## Task prompt
In the material below, find each line holding the string "code" and copy it.

## Extracted material
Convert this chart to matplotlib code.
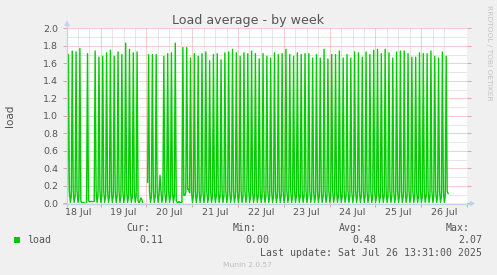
import numpy as np
import matplotlib
matplotlib.use("Agg")
import matplotlib.pyplot as plt
from matplotlib.patches import Rectangle, Polygon

W, H = 497, 275
nan = float('nan')

# ---- data: 30-minute averages, one 2-hour cycle per row (rise, peak, fall, low)
load = [
    0.08, 1.70, 0.14, 0.01,
    0.08, 1.74, 0.14, 0.01,
    0.08, 1.73, 0.14, 0.01,
    0.08, 1.77, 0.03, 0.00,
    0.01, 0.01, 0.00, 0.00,
    0.00, 1.71, 0.03, 0.02,
    0.02, 0.02, 0.02, 0.02,
    0.02, 1.74, 0.14, 0.01,
    0.08, 1.67, 0.14, 0.01,
    0.08, 1.68, 0.14, 0.01,
    0.08, 1.72, 0.14, 0.01,
    0.08, 1.75, 0.14, 0.01,
    0.08, 1.68, 0.14, 0.01,
    0.08, 1.73, 0.14, 0.01,
    0.08, 1.70, 0.14, 0.01,
    0.08, 1.83, 0.14, 0.01,
    0.08, 1.76, 0.14, 0.01,
    0.08, 1.72, 0.14, 0.01,
    0.08, 1.73, 0.03, 0.00,
    0.03, 0.06, 0.04, 0.00,
    nan,  nan,  nan,  nan,
    0.24, 1.70, 0.14, 0.01,
    0.08, 1.70, 0.14, 0.01,
    0.08, 1.70, 0.14, 0.01,
    0.10, 0.32, 0.14, 0.01,
    0.08, 1.68, 0.14, 0.01,
    0.08, 1.71, 0.14, 0.01,
    0.08, 1.72, 0.14, 0.01,
    0.08, 1.83, 0.03, 0.01,
    0.01, 0.02, 0.01, 0.01,
    0.01, 1.78, 0.09, 0.09,
    0.12, 1.78, 0.16, 0.16,
    0.12, 1.66, 0.14, 0.01,
    0.08, 1.71, 0.14, 0.01,
    0.08, 1.68, 0.14, 0.01,
    0.08, 1.71, 0.14, 0.01,
    0.08, 1.73, 0.14, 0.01,
    0.08, 1.63, 0.14, 0.01,
    0.08, 1.70, 0.14, 0.01,
    0.08, 1.71, 0.14, 0.01,
    0.08, 1.64, 0.14, 0.01,
    0.08, 1.72, 0.14, 0.01,
    0.08, 1.73, 0.14, 0.01,
    0.08, 1.76, 0.14, 0.01,
    0.08, 1.72, 0.14, 0.01,
    0.08, 1.68, 0.14, 0.01,
    0.08, 1.72, 0.14, 0.01,
    0.08, 1.71, 0.14, 0.01,
    0.08, 1.74, 0.14, 0.01,
    0.08, 1.71, 0.14, 0.01,
    0.08, 1.65, 0.14, 0.01,
    0.08, 1.71, 0.14, 0.01,
    0.08, 1.68, 0.14, 0.01,
    0.08, 1.66, 0.14, 0.01,
    0.08, 1.72, 0.14, 0.01,
    0.08, 1.70, 0.14, 0.01,
    0.08, 1.71, 0.14, 0.01,
    0.08, 1.76, 0.14, 0.01,
    0.08, 1.70, 0.14, 0.01,
    0.08, 1.68, 0.14, 0.01,
    0.08, 1.72, 0.14, 0.01,
    0.08, 1.70, 0.14, 0.01,
    0.08, 1.71, 0.14, 0.01,
    0.08, 1.71, 0.14, 0.01,
    0.08, 1.66, 0.14, 0.01,
    0.08, 1.70, 0.14, 0.01,
    0.08, 1.66, 0.14, 0.01,
    0.08, 1.76, 0.14, 0.01,
    0.08, 1.65, 0.14, 0.01,
    0.08, 1.70, 0.14, 0.01,
    0.08, 1.70, 0.14, 0.01,
    0.08, 1.74, 0.14, 0.01,
    0.08, 1.66, 0.14, 0.01,
    0.08, 1.70, 0.14, 0.01,
    0.08, 1.66, 0.14, 0.01,
    0.08, 1.73, 0.14, 0.01,
    0.08, 1.72, 0.14, 0.01,
    0.08, 1.67, 0.14, 0.01,
    0.08, 1.73, 0.14, 0.01,
    0.08, 1.70, 0.14, 0.01,
    0.08, 1.75, 0.14, 0.01,
    0.08, 1.76, 0.14, 0.01,
    0.08, 1.71, 0.14, 0.01,
    0.08, 1.76, 0.14, 0.01,
    0.08, 1.72, 0.14, 0.01,
    0.08, 1.66, 0.14, 0.01,
    0.08, 1.73, 0.14, 0.01,
    0.08, 1.74, 0.14, 0.01,
    0.08, 1.74, 0.14, 0.01,
    0.08, 1.71, 0.14, 0.01,
    0.08, 1.67, 0.14, 0.01,
    0.08, 1.67, 0.14, 0.01,
    0.08, 1.72, 0.14, 0.01,
    0.08, 1.71, 0.14, 0.01,
    0.08, 1.71, 0.14, 0.01,
    0.08, 1.74, 0.14, 0.01,
    0.08, 1.68, 0.14, 0.01,
    0.08, 1.66, 0.14, 0.01,
    0.08, 1.73, 0.14, 0.01,
    0.08, 1.68, 0.14, 0.11,
]
start_hour = 6.35          # hours after 18 Jul 00:00 at the plot's left edge
step_hour = 0.5            # 30-minute resolution
span_hours = 200.0
day_labels = ['18 Jul', '19 Jul', '20 Jul', '21 Jul', '22 Jul',
              '23 Jul', '24 Jul', '25 Jul', '26 Jul']
label_hours = [12, 36, 60, 84, 108, 132, 156, 180, 204]
y_ticks = [0.0, 0.2, 0.4, 0.6, 0.8, 1.0, 1.2, 1.4, 1.6, 1.8, 2.0]
title = 'Load average - by week'
ylabel = 'load'
series_name = 'load'
stat_names = ['Cur:', 'Min:', 'Avg:', 'Max:']
stat_values = ['0.11', '0.00', '0.48', '2.07']
last_update = 'Last update: Sat Jul 26 13:31:00 2025'
footer = 'Munin 2.0.57'
watermark = 'RRDTOOL / TOBI OETIKER'

# ---- styles
BG = '#F0F0F0'
GREEN = '#00CC00'
FONT = '#555555'
GRID = '#CFCFCF'
MGRID = '#E8A0A0'
AXIS = '#C8CEF0'

def fx(x):
    return x / W

def fy(y):
    return 1 - y / H

fig = plt.figure(figsize=(W / 100, H / 100), dpi=100, facecolor=BG)
ax = fig.add_axes([fx(67), fy(203.3), 400 / W, 175 / H])
ax.set_facecolor('white')
ax.set_xlim(start_hour, start_hour + span_hours)
ax.set_ylim(0, 2.0)
for s in ax.spines.values():
    s.set_visible(False)

dot = (0, (1, 1))
# horizontal grid
for v in np.arange(0.1, 2.01, 0.1):
    major = abs(round(v / 0.2) * 0.2 - v) < 1e-6
    ax.axhline(v, color=MGRID if major else GRID, lw=0.72, ls=dot, zorder=1)
# vertical grid
for h in np.arange(6, 220, 6):
    if start_hour < h < start_hour + span_hours:
        ax.axvline(h, color=MGRID if h % 24 == 0 else GRID, lw=0.72, ls=dot, zorder=1)

t = start_hour + step_hour * (np.arange(len(load)) + 0.5)
ax.plot(t, np.array(load, dtype=float), color=GREEN, lw=1.0, zorder=3)

# ticks
ax.set_yticks(y_ticks)
ax.set_yticklabels(['%.1f' % v for v in y_ticks])
ax.tick_params(axis='y', which='major', length=3, width=0.72, color=MGRID,
               labelsize=6.8, labelcolor=FONT, pad=3.2, right=True, direction='out')
ax.set_xticks(label_hours)
ax.set_xticklabels(day_labels)
ax.set_xticks([h for h in range(24, 220, 24)], minor=True)
ax.tick_params(axis='x', which='major', length=0, labelsize=6.8, labelcolor=FONT, pad=3.5)
ax.tick_params(axis='x', which='minor', length=3, width=0.72, color=MGRID, direction='out')

# axis lines and arrows
fig.add_artist(plt.Line2D([fx(63), fx(471)], [fy(203.5), fy(203.5)], color=AXIS, lw=0.9))
fig.add_artist(plt.Line2D([fx(67), fx(67)], [fy(207), fy(25)], color=AXIS, lw=0.9))
fig.add_artist(Polygon([[fx(470), fy(200.5)], [fx(475), fy(203.5)], [fx(470), fy(206.5)]],
                       closed=True, transform=fig.transFigure, color=AXIS, lw=0))
fig.add_artist(Polygon([[fx(64), fy(26)], [fx(67), fy(20.5)], [fx(70), fy(26)]],
                       closed=True, transform=fig.transFigure, color=AXIS, lw=0))

# texts
fig.text(0.5, fy(24), title, ha='center', va='baseline', fontsize=9.1, color=FONT)
fig.text(fx(10), fy(116), ylabel, ha='center', va='center', rotation=90,
         fontsize=7.5, color=FONT)
fig.text(fx(489), fy(53), watermark, ha='center', va='center', rotation=270,
         fontsize=5.4, color='#C4C4C4')

mono = 'DejaVu Sans Mono'
fs = 7.1
fig.add_artist(Rectangle((fx(14), fy(243.3)), 6 / W, 6 / H, transform=fig.transFigure,
                         facecolor=GREEN, edgecolor='none'))
fig.text(fx(27), fy(243.3), series_name, family=mono, fontsize=fs, color=FONT, va='baseline')
name_right = [150, 257, 363, 470]
val_right = [163, 269, 376, 482]
for n, xr in zip(stat_names, name_right):
    fig.text(fx(xr), fy(231), n, family=mono, fontsize=fs, color=FONT, ha='right', va='baseline')
for v, xr in zip(stat_values, val_right):
    fig.text(fx(xr), fy(243.3), v, family=mono, fontsize=fs, color=FONT, ha='right', va='baseline')
fig.text(fx(482), fy(255.7), last_update, family=mono, fontsize=fs, color=FONT,
         ha='right', va='baseline')
fig.text(fx(247.5), fy(266.7), footer, fontsize=5.4, color='#BDBDBD', ha='center', va='baseline')

fig.savefig('out.png', dpi=100, facecolor=BG)
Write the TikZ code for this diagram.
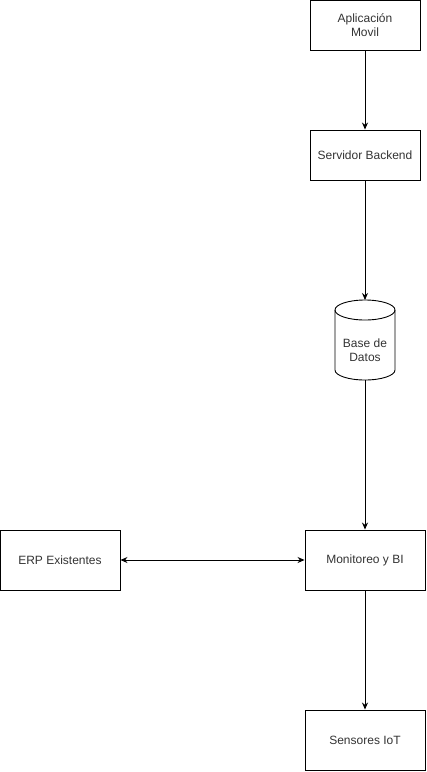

## Reply
Convert this chart to matplotlib code.
Write the TikZ code for this diagram.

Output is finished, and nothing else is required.